=== Task requirements ===
Output the line that holds "Recreate this image", the line that holds "fontsize=20, fontweight='bold', color='#404040')", and every line between them, exactly, but none of the pictures.
• • • • •
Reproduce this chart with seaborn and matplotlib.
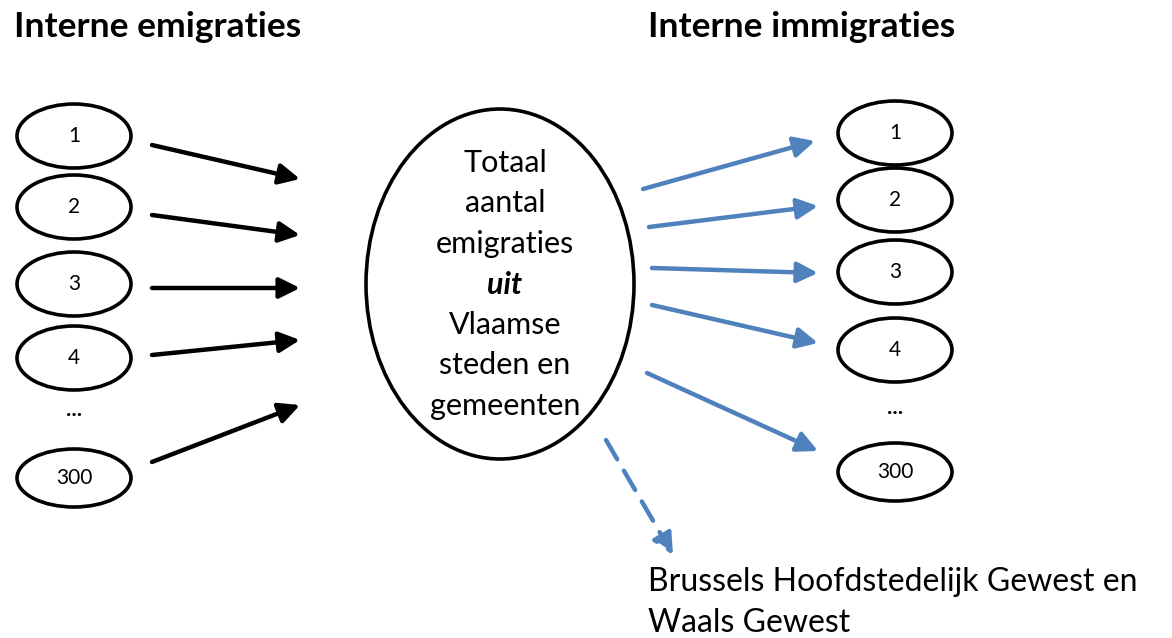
# %%
# import libraries
import matplotlib.pyplot as plt
import seaborn as sns
from matplotlib.patches import Ellipse

# %%
# Diagram content
left_title = "Interne emigraties"
right_title = "Interne immigraties"
node_labels = ["1", "2", "3", "4", "...", "300"]
center_lines = ["Totaal", "aantal", "emigraties", "uit", "Vlaamse", "steden en", "gemeenten"]
bottom_lines = ["Brussels Hoofdstedelijk Gewest en", "Waals Gewest"]

# layout (pixel space)
left_node_y = [136, 207, 284, 358, 413, 478]
right_node_y = [133, 200, 272, 350, 412, 472]
left_arrows = [((152, 145), (300, 179)), ((152, 215), (300, 235)), ((152, 288), (300, 288)),
               ((152, 355), (300, 340)), ((152, 462), (300, 405))]
right_arrows = [((643, 189), (815, 141)), ((649, 227), (818, 206)), ((652, 268), (818, 273)),
                ((652, 305), (818, 343)), ((647, 373), (818, 451))]

blue = "#4F81BD"

# %%
sns.set_style("white")
plt.rcParams["font.family"] = ["Lato", "DejaVu Sans"]
plt.rcParams["text.color"] = "black"

fig = plt.figure(figsize=(11.72, 6.38), dpi=100)
ax = fig.add_axes([0, 0, 1, 1])
ax.set_xlim(0, 1172)
ax.set_ylim(638, 0)
ax.axis("off")

ax.text(14, 27, left_title, fontsize=25.5, fontweight="bold", va="center", ha="left")
ax.text(648, 27, right_title, fontsize=25.5, fontweight="bold", va="center", ha="left")

# small nodes
for xc, ys in [(74, left_node_y), (895, right_node_y)]:
    for lab, y in zip(node_labels, ys):
        if lab == "...":
            ax.text(xc, y - 4, "...", fontsize=16, fontweight="bold", ha="center", va="center")
            continue
        h = 58 if lab == "300" else 64
        ax.add_patch(Ellipse((xc, y), 114, h, fill=False, lw=2.6, ec="black"))
        ax.text(xc, y, lab, fontsize=15, ha="center", va="center")

# central ellipse
ax.add_patch(Ellipse((500, 284), 268, 350, fill=False, lw=2.6, ec="black"))
for i, line in enumerate(center_lines):
    kw = dict(fontweight="bold", fontstyle="italic") if line == "uit" else {}
    ax.text(505, 163 + i * 40.5, line, fontsize=22, ha="center", va="center", **kw)

# arrows
head = "-|>,head_length=1.25,head_width=0.62"
for (s, e) in left_arrows:
    ax.annotate("", xy=e, xytext=s,
                arrowprops=dict(arrowstyle=head, lw=3.2, color="black", shrinkA=0, shrinkB=0))
for (s, e) in right_arrows:
    ax.annotate("", xy=e, xytext=s,
                arrowprops=dict(arrowstyle=head, lw=3.2, color=blue, shrinkA=0, shrinkB=0))
ax.annotate("", xy=(673, 555), xytext=(606, 440),
            arrowprops=dict(arrowstyle=head, lw=3.2, color=blue, ls=(0, (5, 3)),
                            shrinkA=0, shrinkB=0))

for i, line in enumerate(bottom_lines):
    ax.text(648, 582 + i * 41, line, fontsize=23, ha="left", va="center")

fig.savefig("out.png", dpi=100)
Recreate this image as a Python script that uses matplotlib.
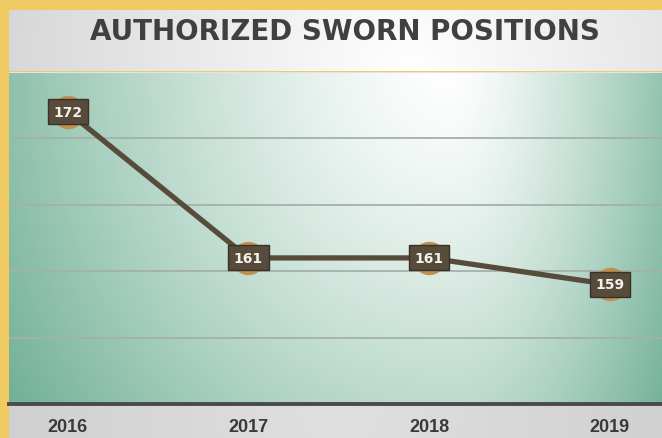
import matplotlib.pyplot as plt
import numpy as np

# chart data
years = ['2016', '2017', '2018', '2019']
positions = [172, 161, 161, 159]
y_ticks = [150, 155, 160, 165, 170, 175]

W, H = 662, 439
fig = plt.figure(figsize=(W / 100, H / 100), dpi=100)
fig.patch.set_facecolor('#f0ca62')


def gradient(h, w, cx, cy, rx_left, rx_right, ry, inner, outer, power=1.0):
    yy, xx = np.mgrid[0:h, 0:w]
    dx = xx - cx
    rx = np.where(dx < 0, rx_left, rx_right)
    t = np.clip(np.hypot(dx / rx, (yy - cy) / ry), 0, 1) ** power
    inner = np.array(inner) / 255.0
    outer = np.array(outer) / 255.0
    return inner * (1 - t[..., None]) + outer * t[..., None]


# title band
ax_t = fig.add_axes([9 / W, (H - 72) / H, (W - 9) / W, 61 / H])
ax_t.imshow(gradient(61, 653, 400, 61, 420, 420, 420, (255, 255, 255), (214, 214, 214)),
            extent=(0, 1, 0, 1), aspect='auto', transform=ax_t.transAxes)
ax_t.axis('off')
ax_t.text(0.515, 0.65, 'AUTHORIZED SWORN POSITIONS', transform=ax_t.transAxes,
          ha='center', va='center', fontsize=20, fontweight='bold', color='#404040')

# bottom band behind the tick labels
ax_b = fig.add_axes([9 / W, 0, (W - 9) / W, 34 / H], zorder=0)
ax_b.imshow(gradient(34, 653, 330, 0, 420, 420, 420, (224, 224, 224), (204, 204, 204)),
            extent=(0, 1, 0, 1), aspect='auto', transform=ax_b.transAxes)
ax_b.axis('off')

# main plot
ax = fig.add_axes([9 / W, (H - 405) / H, (W - 9) / W, 332 / H], zorder=1)
ax.imshow(gradient(332, 653, 440, -10, 520, 260, 600, (255, 255, 255), (116, 178, 152), 1.3),
          extent=(0, 1, 0, 1), aspect='auto', transform=ax.transAxes, zorder=0)

x = np.arange(len(years))
ax.set_xlim(-0.326, 3.29)
ax.set_ylim(150, 175)

for v in y_ticks[1:-1]:
    ax.axhline(v, color='#a3b1aa', lw=1.3, zorder=1)
ax.axhline(175, color='#e4e4e4', lw=1.5, zorder=1)
ax.axhline(150, color='#4a4a4a', lw=2.8, zorder=3, clip_on=False)

ax.plot(x, positions, color='#574c3b', lw=3.8, zorder=2, solid_capstyle='round')
ax.plot(x, positions, 'o', ms=23, color='#c0904f', zorder=2)

for xi, v in zip(x, positions):
    ax.annotate(str(v), (xi, v), ha='center', va='center', fontsize=10,
                fontweight='bold', color='#f4f1ea', zorder=4,
                bbox=dict(boxstyle='square,pad=0.4', fc='#574c3b', ec='#3a3226', lw=1))

ax.set_xticks(x)
ax.set_xticklabels(years, family='Liberation Sans', fontweight='bold',
                   fontsize=13, color='#3a3a3a')
ax.tick_params(axis='x', length=0, pad=10)
ax.set_yticks([])
for s in ax.spines.values():
    s.set_visible(False)

fig.savefig('out.png', dpi=100)
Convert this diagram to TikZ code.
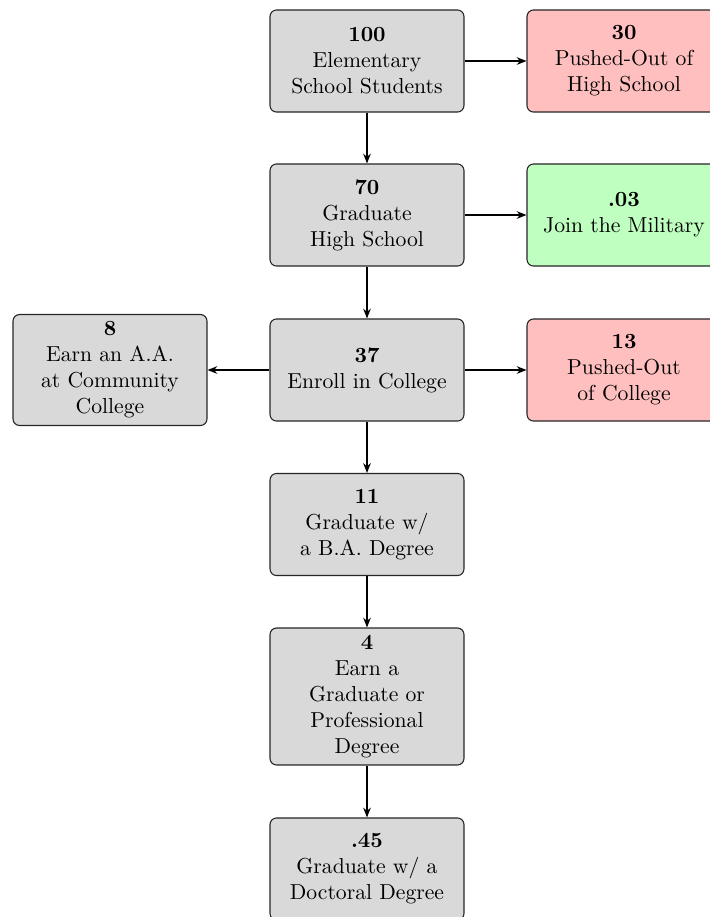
\documentclass[tikz,border=0pt]{standalone}
\usetikzlibrary{arrows.meta}
\definecolor{boxgray}{RGB}{217,217,217}
\definecolor{boxred}{RGB}{255,191,191}
\definecolor{boxgreen}{RGB}{191,255,191}
\tikzset{
  stagebox/.style={draw=black!85, line width=0.5pt, rounded corners=3pt, fill=boxgray,
    minimum width=89.5pt, minimum height=47.1pt, align=center, inner sep=2pt},
  redbox/.style={stagebox, fill=boxred},
  greenbox/.style={stagebox, fill=boxgreen},
  flow/.style={line width=0.7pt, -{Stealth[length=4.5pt,width=3.5pt]}}
}
\begin{document}
\begin{tikzpicture}[x=0.4615pt,y=-0.4615pt]
\useasboundingbox (0,0) rectangle (710,917);
\clip (0,0) rectangle (710,917);
\node[stagebox] (a) at (367,61) {\textbf{100}\\Elementary\\School Students};
\node[redbox] (ar) at (624,61) {\textbf{30}\\Pushed-Out of\\High School};
\node[stagebox] (b) at (367,215) {\textbf{70}\\Graduate\\High School};
\node[greenbox] (br) at (624,215) {\textbf{.03}\\Join the Military};
\node[stagebox] (c) at (367,370) {\textbf{37}\\Enroll in College};
\node[redbox] (cr) at (624,370) {\textbf{13}\\Pushed-Out\\of College};
\node[stagebox, minimum height=51.2pt] (cl) at (110,370) {\textbf{8}\\Earn an A.A.\\at Community\\College};
\node[stagebox] (d) at (367,524.5) {\textbf{11}\\Graduate w/\\a B.A. Degree};
\node[stagebox, minimum height=63.2pt] (e) at (367,696.5) {\textbf{4}\\Earn a\\Graduate or\\Professional\\Degree};
\node[stagebox] (f) at (367,869) {\textbf{.45}\\Graduate w/ a\\Doctoral Degree};
\draw[flow] (a) -- (ar);
\draw[flow] (a) -- (b);
\draw[flow] (b) -- (br);
\draw[flow] (b) -- (c);
\draw[flow] (c) -- (cr);
\draw[flow] (c) -- (cl);
\draw[flow] (c) -- (d);
\draw[flow] (d) -- (e);
\draw[flow] (e) -- (f);
\end{tikzpicture}
\end{document}
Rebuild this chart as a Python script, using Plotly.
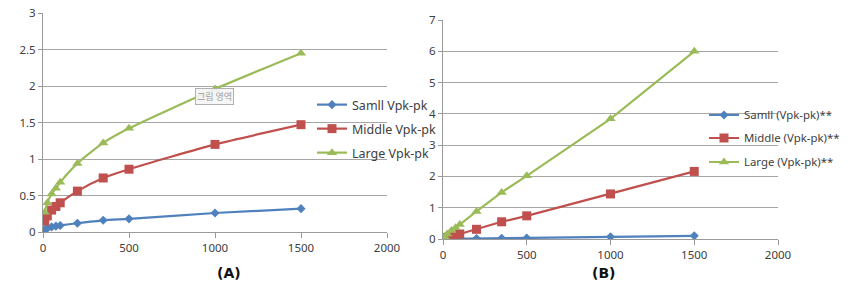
• • • • •
=== Written solution ===
Recreate this image as a Python script that uses matplotlib.
import matplotlib.pyplot as plt
import numpy as np

# chart data
years = ['2016', '2017', '2018', '2019']
positions = [172, 161, 161, 159]
y_ticks = [150, 155, 160, 165, 170, 175]

W, H = 662, 439
fig = plt.figure(figsize=(W / 100, H / 100), dpi=100)
fig.patch.set_facecolor('#f0ca62')


def gradient(h, w, cx, cy, rx_left, rx_right, ry, inner, outer, power=1.0):
    yy, xx = np.mgrid[0:h, 0:w]
    dx = xx - cx
    rx = np.where(dx < 0, rx_left, rx_right)
    t = np.clip(np.hypot(dx / rx, (yy - cy) / ry), 0, 1) ** power
    inner = np.array(inner) / 255.0
    outer = np.array(outer) / 255.0
    return inner * (1 - t[..., None]) + outer * t[..., None]


# title band
ax_t = fig.add_axes([9 / W, (H - 72) / H, (W - 9) / W, 61 / H])
ax_t.imshow(gradient(61, 653, 400, 61, 420, 420, 420, (255, 255, 255), (214, 214, 214)),
            extent=(0, 1, 0, 1), aspect='auto', transform=ax_t.transAxes)
ax_t.axis('off')
ax_t.text(0.515, 0.65, 'AUTHORIZED SWORN POSITIONS', transform=ax_t.transAxes,
          ha='center', va='center', fontsize=20, fontweight='bold', color='#404040')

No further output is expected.